**YOUR GOAL**
Write the data out again exactly, with no pictures.

**COLLECTED MATERIAL**
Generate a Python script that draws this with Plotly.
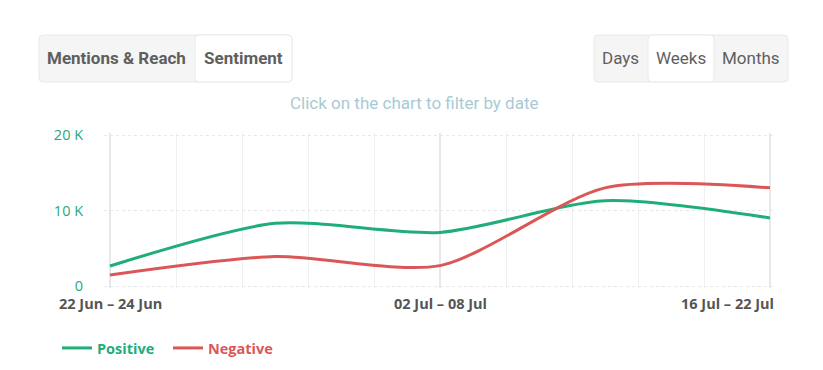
import plotly.graph_objects as go

# ---- data ----
weeks = ["22 Jun – 24 Jun", "25 Jun – 01 Jul", "02 Jul – 08 Jul", "09 Jul – 15 Jul", "16 Jul – 22 Jul"]
positive = [2650, 8300, 7100, 11300, 9000]
negative = [1450, 3900, 2700, 13000, 13000]
y_tick_vals = [0, 10000, 20000]
y_tick_text = ["0", "10 K", "20 K"]
x_label_idx = [0, 2, 4]

GREEN = "#1fae78"
RED = "#db5757"

W, H = 823, 370
L, R, T, B = 104, 47, 133, 82
PW, PH = W - L - R, H - T - B
Y_PAD = 400  # axis padding so that the 0 and 20 K grid lines are drawn

def px(x):
    return (x - L) / PW

def py(y):
    return (H - B - y) / PH

def rrect(x0, y0, x1, y1, r=4):
    pts = [
        f"M {px(x0 + r)},{py(y0)}",
        f"L {px(x1 - r)},{py(y0)}",
        f"Q {px(x1)},{py(y0)} {px(x1)},{py(y0 + r)}",
        f"L {px(x1)},{py(y1 - r)}",
        f"Q {px(x1)},{py(y1)} {px(x1 - r)},{py(y1)}",
        f"L {px(x0 + r)},{py(y1)}",
        f"Q {px(x0)},{py(y1)} {px(x0)},{py(y1 - r)}",
        f"L {px(x0)},{py(y0 + r)}",
        f"Q {px(x0)},{py(y0)} {px(x0 + r)},{py(y0)}",
        "Z",
    ]
    return " ".join(pts)

xs = list(range(len(weeks)))

fig = go.Figure()
fig.add_trace(go.Scatter(
    x=xs, y=positive, mode="lines", line=dict(color=GREEN, width=3, shape="spline", smoothing=0.75),
    name=f"<b><span style='color:{GREEN}'>Positive</span></b>", hoverinfo="skip",
))
fig.add_trace(go.Scatter(
    x=xs, y=negative, mode="lines", line=dict(color=RED, width=3, shape="spline", smoothing=0.75),
    name=f"<b><span style='color:{RED}'>Negative</span></b>", hoverinfo="skip",
))

shapes = []
shapes.append(dict(type="path", xref="paper", yref="paper", path=rrect(39, 35, 292, 82),
                   fillcolor="#f5f5f5", line=dict(color="#e7eaea", width=1), layer="below"))
shapes.append(dict(type="path", xref="paper", yref="paper", path=rrect(195, 35, 292, 82),
                   fillcolor="#ffffff", line=dict(color="#e7eaea", width=1), layer="below"))
shapes.append(dict(type="path", xref="paper", yref="paper", path=rrect(594, 35, 788, 82),
                   fillcolor="#f5f5f5", line=dict(color="#e7eaea", width=1), layer="below"))
shapes.append(dict(type="path", xref="paper", yref="paper", path=rrect(648, 35, 714, 82),
                   fillcolor="#ffffff", line=dict(color="#e7eaea", width=1), layer="below"))

annotations = []
btn_font = dict(family="Roboto", size=17, color="#5f5f5f")
for text, cx, bold in [("Mentions & Reach", 116.5, True), ("Sentiment", 243.5, True),
                       ("Days", 620.5, False), ("Weeks", 681, False), ("Months", 751, False)]:
    annotations.append(dict(xref="paper", yref="paper", x=px(cx), y=py(58.5), text=(f"<b>{text}</b>" if bold else text),
                            showarrow=False, xanchor="center", yanchor="middle", font=btn_font))

annotations.append(dict(xref="paper", yref="paper", x=px(414), y=py(102.5), text="Click on the chart to filter by date",
                        showarrow=False, xanchor="center", yanchor="middle",
                        font=dict(family="Roboto", size=17, color="#a9cad4")))

xl_font = dict(family="Open Sans", size=14.5, color="#555555")
for i in x_label_idx:
    if i == len(weeks) - 1:
        annotations.append(dict(xref="paper", yref="paper", x=px(776), y=py(303), text=f"<b>{weeks[i]}</b>",
                                showarrow=False, xanchor="right", yanchor="middle", font=xl_font))
    else:
        annotations.append(dict(xref="x", yref="paper", x=i, y=py(303), text=f"<b>{weeks[i]}</b>",
                                showarrow=False, xanchor="center", yanchor="middle", font=xl_font))

minor_vals = [k * 0.4 for k in range(11) if k % 5 != 0]

# y range so that 0 sits at y=286 px and 20 K at y=135 px
per_px = 20000 / 151
y0 = -(H - B - 286) * per_px
y1 = 20000 + (135 - T) * per_px

fig.update_layout(
    width=W, height=H,
    margin=dict(l=L, r=R, t=T, b=B, autoexpand=False),
    paper_bgcolor="white", plot_bgcolor="white",
    showlegend=True,
    legend=dict(orientation="h", xref="container", yref="container", x=57 / W, y=1 - 348 / H,
                xanchor="left", yanchor="middle",
                font=dict(family="Open Sans", size=14.5), entrywidth=66, entrywidthmode="pixels",
                bgcolor="rgba(0,0,0,0)"),
    shapes=shapes,
    annotations=annotations,
    xaxis=dict(
        range=[-6 / 165, 4 + 6 / 165], tickvals=x_label_idx, showticklabels=False,
        showgrid=True, gridcolor="#e6e9e9", gridwidth=2, zeroline=False, showline=False, fixedrange=True,
        minor=dict(tickvals=minor_vals, showgrid=True, gridcolor="#eff1f1", gridwidth=1),
    ),
    yaxis=dict(
        range=[y0, y1], tickvals=y_tick_vals, ticktext=y_tick_text,
        tickfont=dict(family="Open Sans", size=14.5, color="#2aa87a"),
        ticks="outside", ticklen=17, tickcolor="rgba(0,0,0,0)",
        showgrid=True, gridcolor="#e4e8e8", griddash="dot", gridwidth=1,
        zeroline=False, showline=False, fixedrange=True,
    ),
)

fig.write_html("out.html", config={"displayModeBar": False},
               post_script="document.body.style.margin='0px';")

**OUTPUT FOR THIS EXERCISE**
Generate a Python script that draws this with Plotly.
import plotly.graph_objects as go

# ---- data ----
weeks = ["22 Jun – 24 Jun", "25 Jun – 01 Jul", "02 Jul – 08 Jul", "09 Jul – 15 Jul", "16 Jul – 22 Jul"]
positive = [2650, 8300, 7100, 11300, 9000]
negative = [1450, 3900, 2700, 13000, 13000]
y_tick_vals = [0, 10000, 20000]
y_tick_text = ["0", "10 K", "20 K"]
x_label_idx = [0, 2, 4]

GREEN = "#1fae78"
RED = "#db5757"

W, H = 823, 370
L, R, T, B = 104, 47, 133, 82
PW, PH = W - L - R, H - T - B
Y_PAD = 400  # axis padding so that the 0 and 20 K grid lines are drawn

def px(x):
    return (x - L) / PW

def py(y):
    return (H - B - y) / PH

def rrect(x0, y0, x1, y1, r=4):
    pts = [
        f"M {px(x0 + r)},{py(y0)}",
        f"L {px(x1 - r)},{py(y0)}",
        f"Q {px(x1)},{py(y0)} {px(x1)},{py(y0 + r)}",
        f"L {px(x1)},{py(y1 - r)}",
        f"Q {px(x1)},{py(y1)} {px(x1 - r)},{py(y1)}",
        f"L {px(x0 + r)},{py(y1)}",
        f"Q {px(x0)},{py(y1)} {px(x0)},{py(y1 - r)}",
        f"L {px(x0)},{py(y0 + r)}",
        f"Q {px(x0)},{py(y0)} {px(x0 + r)},{py(y0)}",
        "Z",
    ]
    return " ".join(pts)

xs = list(range(len(weeks)))

fig = go.Figure()
fig.add_trace(go.Scatter(
    x=xs, y=positive, mode="lines", line=dict(color=GREEN, width=3, shape="spline", smoothing=0.75),
    name=f"<b><span style='color:{GREEN}'>Positive</span></b>", hoverinfo="skip",
))
fig.add_trace(go.Scatter(
    x=xs, y=negative, mode="lines", line=dict(color=RED, width=3, shape="spline", smoothing=0.75),
    name=f"<b><span style='color:{RED}'>Negative</span></b>", hoverinfo="skip",
))

shapes = []
shapes.append(dict(type="path", xref="paper", yref="paper", path=rrect(39, 35, 292, 82),
                   fillcolor="#f5f5f5", line=dict(color="#e7eaea", width=1), layer="below"))
shapes.append(dict(type="path", xref="paper", yref="paper", path=rrect(195, 35, 292, 82),
                   fillcolor="#ffffff", line=dict(color="#e7eaea", width=1), layer="below"))
shapes.append(dict(type="path", xref="paper", yref="paper", path=rrect(594, 35, 788, 82),
                   fillcolor="#f5f5f5", line=dict(color="#e7eaea", width=1), layer="below"))
shapes.append(dict(type="path", xref="paper", yref="paper", path=rrect(648, 35, 714, 82),
                   fillcolor="#ffffff", line=dict(color="#e7eaea", width=1), layer="below"))

annotations = []
btn_font = dict(family="Roboto", size=17, color="#5f5f5f")
for text, cx, bold in [("Mentions & Reach", 116.5, True), ("Sentiment", 243.5, True),
                       ("Days", 620.5, False), ("Weeks", 681, False), ("Months", 751, False)]:
    annotations.append(dict(xref="paper", yref="paper", x=px(cx), y=py(58.5), text=(f"<b>{text}</b>" if bold else text),
                            showarrow=False, xanchor="center", yanchor="middle", font=btn_font))

annotations.append(dict(xref="paper", yref="paper", x=px(414), y=py(102.5), text="Click on the chart to filter by date",
                        showarrow=False, xanchor="center", yanchor="middle",
                        font=dict(family="Roboto", size=17, color="#a9cad4")))

xl_font = dict(family="Open Sans", size=14.5, color="#555555")
for i in x_label_idx:
    if i == len(weeks) - 1:
        annotations.append(dict(xref="paper", yref="paper", x=px(776), y=py(303), text=f"<b>{weeks[i]}</b>",
                                showarrow=False, xanchor="right", yanchor="middle", font=xl_font))
    else:
        annotations.append(dict(xref="x", yref="paper", x=i, y=py(303), text=f"<b>{weeks[i]}</b>",
                                showarrow=False, xanchor="center", yanchor="middle", font=xl_font))

minor_vals = [k * 0.4 for k in range(11) if k % 5 != 0]

# y range so that 0 sits at y=286 px and 20 K at y=135 px
per_px = 20000 / 151
y0 = -(H - B - 286) * per_px
y1 = 20000 + (135 - T) * per_px

fig.update_layout(
    width=W, height=H,
    margin=dict(l=L, r=R, t=T, b=B, autoexpand=False),
    paper_bgcolor="white", plot_bgcolor="white",
    showlegend=True,
    legend=dict(orientation="h", xref="container", yref="container", x=57 / W, y=1 - 348 / H,
                xanchor="left", yanchor="middle",
                font=dict(family="Open Sans", size=14.5), entrywidth=66, entrywidthmode="pixels",
                bgcolor="rgba(0,0,0,0)"),
    shapes=shapes,
    annotations=annotations,
    xaxis=dict(
        range=[-6 / 165, 4 + 6 / 165], tickvals=x_label_idx, showticklabels=False,
        showgrid=True, gridcolor="#e6e9e9", gridwidth=2, zeroline=False, showline=False, fixedrange=True,
        minor=dict(tickvals=minor_vals, showgrid=True, gridcolor="#eff1f1", gridwidth=1),
    ),
    yaxis=dict(
        range=[y0, y1], tickvals=y_tick_vals, ticktext=y_tick_text,
        tickfont=dict(family="Open Sans", size=14.5, color="#2aa87a"),
        ticks="outside", ticklen=17, tickcolor="rgba(0,0,0,0)",
        showgrid=True, gridcolor="#e4e8e8", griddash="dot", gridwidth=1,
        zeroline=False, showline=False, fixedrange=True,
    ),
)

fig.write_html("out.html", config={"displayModeBar": False},
               post_script="document.body.style.margin='0px';")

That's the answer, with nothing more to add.